Re: [PATCH 1/3] drm/panthor: Don't use the racy drm_gem_lru_remove() helper

From: Boris Brezillon

Date: Thu May 07 2026 - 08:10:44 EST


On Thu, 7 May 2026 11:01:25 +0100
Liviu Dudau <liviu.dudau@xxxxxxx> wrote:

> On Wed, May 06, 2026 at 02:16:26PM +0200, Boris Brezillon wrote:
> > drm_gem_lru_remove() dereference stores drm_gem_object::lru in a local
> > variable that's then dereferenced to acquire the LRU lock. Because this
> > assignment in done without the LRU lock held, it can race with
> > drm_gem_lru_scan() where drm_gem_object::lru is temporarily assigned
> > a stack-allcated LRU that goes away when leaving the function. By
> > the time we dereference this local lru variable, the object might already
> > be gone.
> >
> > It feels like drm_gem_lru_move_tail() was never meant to be used this
> > way, because there's no easy way we can avoid this race unless we defer
> > the locking to the caller. Let's add an explicit LRU for unreclaimable
> > BOs instead, and have all BOs added to this LRU at creation time.
>
> I would argue that drm_gem_lru_scan() is broken by design. If you're going
> to release the LRU lock in the middle of a loop you can expect that someone
> will get hold of your stack-allocated LRU and end up picking the pieces.

I think it's fine as long as you always use the drm_gem_lru helpers to
manipulate the lru field, which is true of a lot of kernel constructs.

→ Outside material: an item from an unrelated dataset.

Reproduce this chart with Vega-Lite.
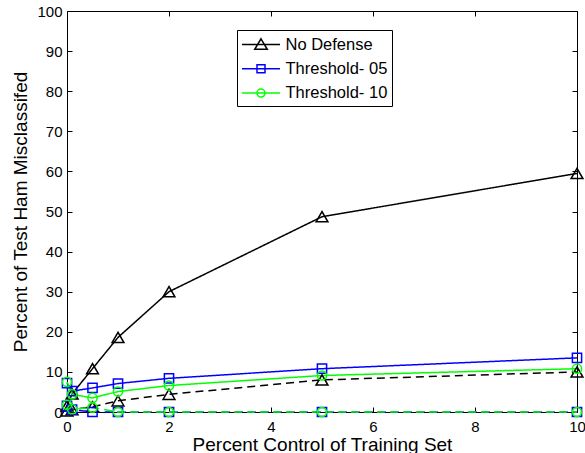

> This patch is fine in itself by trying to avoid stepping into the fight,
> but I think we should also add a warning in drm_gem_lru_scan() for future
> users to be aware of the dangers.

Warning the user about what? There's nothing they can do about it, and
I don't even think it's unsafe per-se, unless someone goes off and
stores the drm_gem_object::lru value somewhere else while their shrink()
callback is called, and accesses it later, outside the shrinker path.
Given drm_gem_lru is not refcounted, there's no way one could safely
hold on the LRU they saw in the shrink() callback anyway, so I don't
think that's fair to blame the drm_gem_lru API for this kind of misuse.